WHAT THIS TASK INVOLVES -> Give the number of lines in the records below that include "matplotlib". Reply with that number alone.

Records excerpted from a collection

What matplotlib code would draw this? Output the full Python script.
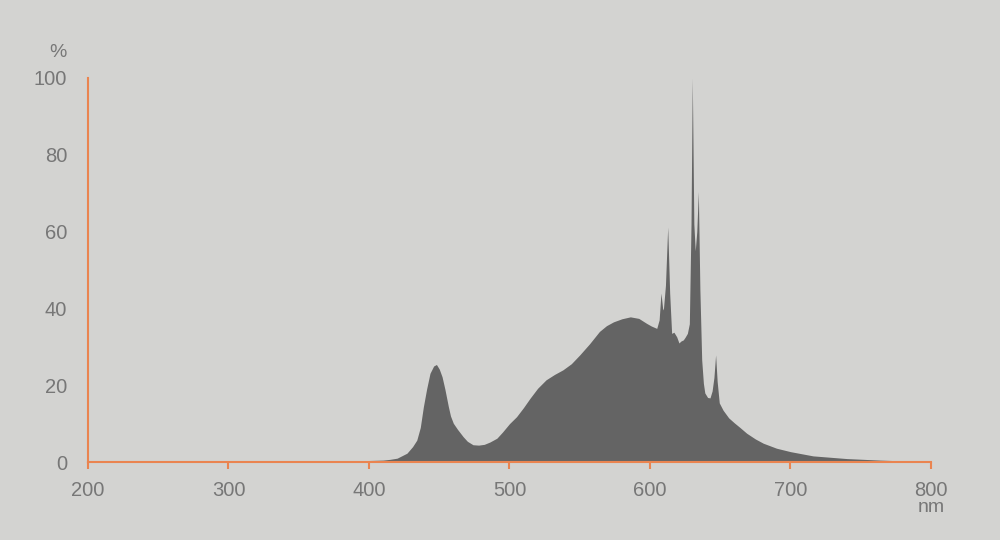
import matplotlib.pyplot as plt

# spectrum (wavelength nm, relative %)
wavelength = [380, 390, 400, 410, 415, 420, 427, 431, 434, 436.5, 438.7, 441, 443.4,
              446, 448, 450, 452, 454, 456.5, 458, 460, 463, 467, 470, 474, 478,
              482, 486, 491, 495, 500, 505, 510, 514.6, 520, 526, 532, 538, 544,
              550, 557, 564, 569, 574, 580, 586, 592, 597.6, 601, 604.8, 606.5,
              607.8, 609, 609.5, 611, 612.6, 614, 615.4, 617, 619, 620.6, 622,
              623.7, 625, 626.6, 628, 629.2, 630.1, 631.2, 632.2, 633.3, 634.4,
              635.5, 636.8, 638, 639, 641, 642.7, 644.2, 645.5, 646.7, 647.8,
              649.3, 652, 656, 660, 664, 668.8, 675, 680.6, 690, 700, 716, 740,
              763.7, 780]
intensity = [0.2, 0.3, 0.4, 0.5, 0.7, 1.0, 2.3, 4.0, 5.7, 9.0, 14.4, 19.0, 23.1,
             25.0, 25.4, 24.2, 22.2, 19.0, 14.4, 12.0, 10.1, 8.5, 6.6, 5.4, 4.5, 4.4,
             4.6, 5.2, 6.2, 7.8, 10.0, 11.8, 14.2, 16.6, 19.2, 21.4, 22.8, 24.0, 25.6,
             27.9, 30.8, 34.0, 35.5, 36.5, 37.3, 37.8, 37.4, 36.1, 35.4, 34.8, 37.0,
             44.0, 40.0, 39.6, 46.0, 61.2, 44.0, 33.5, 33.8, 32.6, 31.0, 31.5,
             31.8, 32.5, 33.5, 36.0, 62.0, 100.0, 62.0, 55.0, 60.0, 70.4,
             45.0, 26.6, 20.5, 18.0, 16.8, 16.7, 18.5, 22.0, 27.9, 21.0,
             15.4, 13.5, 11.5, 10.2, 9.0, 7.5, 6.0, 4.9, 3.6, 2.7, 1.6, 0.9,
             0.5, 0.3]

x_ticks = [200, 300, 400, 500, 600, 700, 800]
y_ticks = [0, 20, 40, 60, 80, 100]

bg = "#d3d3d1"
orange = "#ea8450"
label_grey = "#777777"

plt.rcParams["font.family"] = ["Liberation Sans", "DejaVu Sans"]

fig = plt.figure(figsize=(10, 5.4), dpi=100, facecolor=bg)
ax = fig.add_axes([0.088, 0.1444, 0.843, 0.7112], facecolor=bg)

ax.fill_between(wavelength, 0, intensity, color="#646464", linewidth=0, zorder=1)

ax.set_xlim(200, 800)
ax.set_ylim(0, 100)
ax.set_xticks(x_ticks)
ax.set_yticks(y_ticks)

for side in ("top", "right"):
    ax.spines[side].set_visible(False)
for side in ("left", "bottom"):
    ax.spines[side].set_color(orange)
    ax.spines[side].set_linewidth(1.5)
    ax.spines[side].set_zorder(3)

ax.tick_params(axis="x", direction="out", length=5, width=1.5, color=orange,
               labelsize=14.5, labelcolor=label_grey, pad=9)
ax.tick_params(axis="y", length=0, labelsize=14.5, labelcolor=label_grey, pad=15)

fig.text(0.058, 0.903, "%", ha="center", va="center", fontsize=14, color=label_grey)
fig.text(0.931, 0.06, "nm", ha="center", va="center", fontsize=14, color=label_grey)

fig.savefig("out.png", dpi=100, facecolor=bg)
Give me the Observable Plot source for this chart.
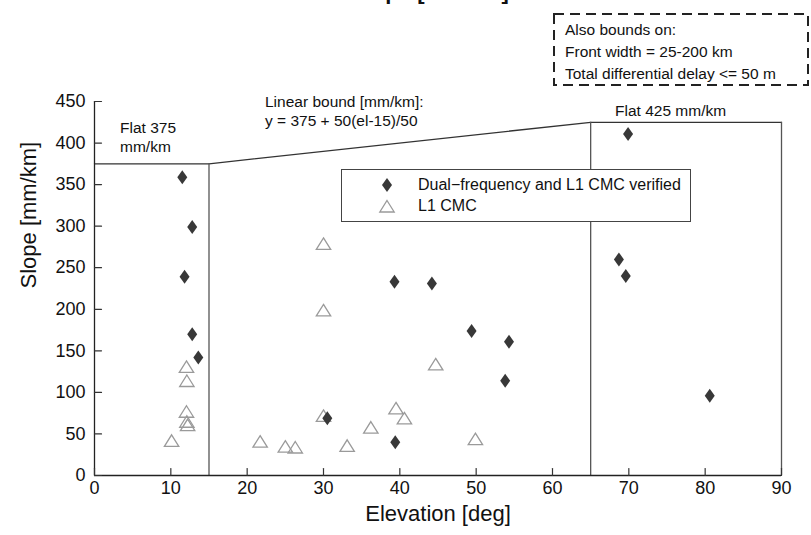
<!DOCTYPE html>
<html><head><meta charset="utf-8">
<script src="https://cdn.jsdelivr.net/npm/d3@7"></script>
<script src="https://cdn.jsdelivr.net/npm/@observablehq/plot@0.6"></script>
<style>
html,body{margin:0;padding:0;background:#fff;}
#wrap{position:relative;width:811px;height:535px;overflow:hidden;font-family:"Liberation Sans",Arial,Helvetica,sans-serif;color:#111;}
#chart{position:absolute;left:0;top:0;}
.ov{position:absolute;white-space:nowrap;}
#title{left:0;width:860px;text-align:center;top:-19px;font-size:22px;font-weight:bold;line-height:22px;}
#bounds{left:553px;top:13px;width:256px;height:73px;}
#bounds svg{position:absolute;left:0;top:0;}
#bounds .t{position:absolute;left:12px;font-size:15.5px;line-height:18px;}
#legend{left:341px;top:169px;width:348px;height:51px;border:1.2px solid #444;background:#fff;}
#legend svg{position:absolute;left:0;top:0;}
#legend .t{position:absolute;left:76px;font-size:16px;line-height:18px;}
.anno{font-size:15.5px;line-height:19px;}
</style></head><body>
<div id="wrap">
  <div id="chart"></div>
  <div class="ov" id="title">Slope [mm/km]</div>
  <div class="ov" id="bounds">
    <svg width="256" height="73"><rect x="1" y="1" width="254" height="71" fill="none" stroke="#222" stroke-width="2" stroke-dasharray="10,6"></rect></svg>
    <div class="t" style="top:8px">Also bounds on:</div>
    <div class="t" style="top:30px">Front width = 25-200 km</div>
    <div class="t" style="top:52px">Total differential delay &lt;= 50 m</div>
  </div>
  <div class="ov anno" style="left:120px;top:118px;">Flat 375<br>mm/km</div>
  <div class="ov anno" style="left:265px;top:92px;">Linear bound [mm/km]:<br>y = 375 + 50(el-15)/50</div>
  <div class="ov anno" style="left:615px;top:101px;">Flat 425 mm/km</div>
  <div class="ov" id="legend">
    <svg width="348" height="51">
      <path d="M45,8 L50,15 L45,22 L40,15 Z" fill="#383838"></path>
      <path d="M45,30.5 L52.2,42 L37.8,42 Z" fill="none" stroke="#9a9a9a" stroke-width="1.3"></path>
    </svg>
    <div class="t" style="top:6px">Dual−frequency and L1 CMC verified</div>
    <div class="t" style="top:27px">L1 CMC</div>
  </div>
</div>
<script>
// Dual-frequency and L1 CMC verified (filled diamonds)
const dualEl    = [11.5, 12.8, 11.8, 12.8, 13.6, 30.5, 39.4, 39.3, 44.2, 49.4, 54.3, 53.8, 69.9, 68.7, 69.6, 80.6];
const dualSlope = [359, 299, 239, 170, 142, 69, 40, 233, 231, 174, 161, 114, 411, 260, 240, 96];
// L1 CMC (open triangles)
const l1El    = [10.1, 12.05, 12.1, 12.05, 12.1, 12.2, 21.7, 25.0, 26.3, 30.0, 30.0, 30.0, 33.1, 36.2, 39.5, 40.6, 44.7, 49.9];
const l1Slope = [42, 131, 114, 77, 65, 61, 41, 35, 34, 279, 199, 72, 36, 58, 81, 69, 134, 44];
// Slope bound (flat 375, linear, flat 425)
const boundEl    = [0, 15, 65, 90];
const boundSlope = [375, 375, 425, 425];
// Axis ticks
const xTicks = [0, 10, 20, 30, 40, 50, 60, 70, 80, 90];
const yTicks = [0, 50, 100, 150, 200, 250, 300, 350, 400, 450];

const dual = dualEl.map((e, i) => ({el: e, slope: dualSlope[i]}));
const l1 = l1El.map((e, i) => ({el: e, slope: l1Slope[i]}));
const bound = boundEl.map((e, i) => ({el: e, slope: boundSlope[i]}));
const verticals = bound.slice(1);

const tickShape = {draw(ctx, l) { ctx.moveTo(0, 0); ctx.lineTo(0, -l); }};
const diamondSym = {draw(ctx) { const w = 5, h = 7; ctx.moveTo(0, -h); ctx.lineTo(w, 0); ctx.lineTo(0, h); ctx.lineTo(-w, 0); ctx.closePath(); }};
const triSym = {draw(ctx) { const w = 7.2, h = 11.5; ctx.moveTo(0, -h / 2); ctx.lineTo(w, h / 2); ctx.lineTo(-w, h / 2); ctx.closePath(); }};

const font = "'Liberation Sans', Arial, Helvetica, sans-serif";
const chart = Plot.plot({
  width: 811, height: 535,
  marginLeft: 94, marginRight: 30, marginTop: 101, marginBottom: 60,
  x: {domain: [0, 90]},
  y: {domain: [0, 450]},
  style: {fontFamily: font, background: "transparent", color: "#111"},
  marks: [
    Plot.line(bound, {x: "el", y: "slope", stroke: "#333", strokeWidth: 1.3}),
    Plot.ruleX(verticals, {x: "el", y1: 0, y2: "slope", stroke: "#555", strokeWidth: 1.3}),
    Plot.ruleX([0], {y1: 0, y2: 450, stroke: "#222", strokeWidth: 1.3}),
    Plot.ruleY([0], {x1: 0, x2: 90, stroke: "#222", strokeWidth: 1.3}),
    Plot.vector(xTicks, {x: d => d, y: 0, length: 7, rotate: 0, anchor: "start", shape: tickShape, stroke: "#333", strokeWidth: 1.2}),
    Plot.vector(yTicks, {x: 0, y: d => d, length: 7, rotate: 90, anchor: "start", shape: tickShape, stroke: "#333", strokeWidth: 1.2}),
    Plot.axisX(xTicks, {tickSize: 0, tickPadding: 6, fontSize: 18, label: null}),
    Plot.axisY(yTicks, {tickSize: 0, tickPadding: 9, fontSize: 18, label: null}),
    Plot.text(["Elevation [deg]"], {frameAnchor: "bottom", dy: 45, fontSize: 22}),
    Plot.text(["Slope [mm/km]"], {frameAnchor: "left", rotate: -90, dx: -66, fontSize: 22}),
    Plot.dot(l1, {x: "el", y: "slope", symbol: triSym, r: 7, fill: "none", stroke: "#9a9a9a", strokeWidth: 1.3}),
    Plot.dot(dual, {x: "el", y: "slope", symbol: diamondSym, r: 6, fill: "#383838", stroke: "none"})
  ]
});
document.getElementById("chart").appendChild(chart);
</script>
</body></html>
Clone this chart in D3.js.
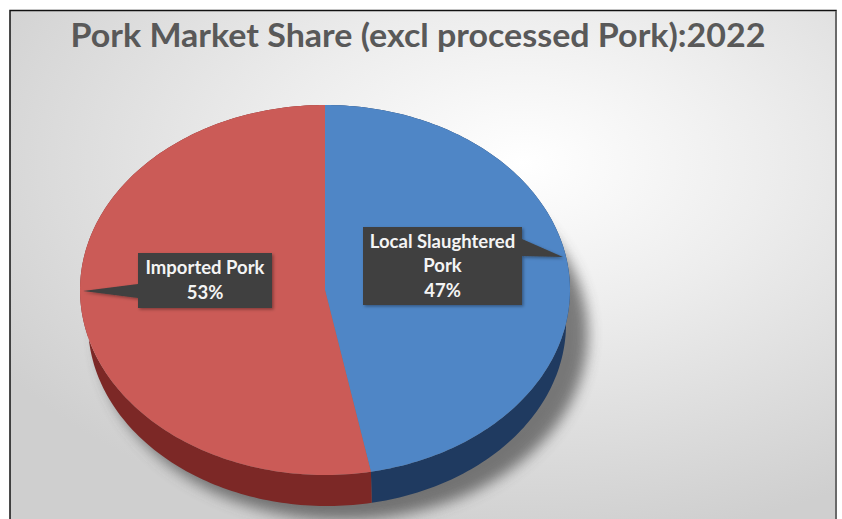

EXPECTED ANSWER -> 2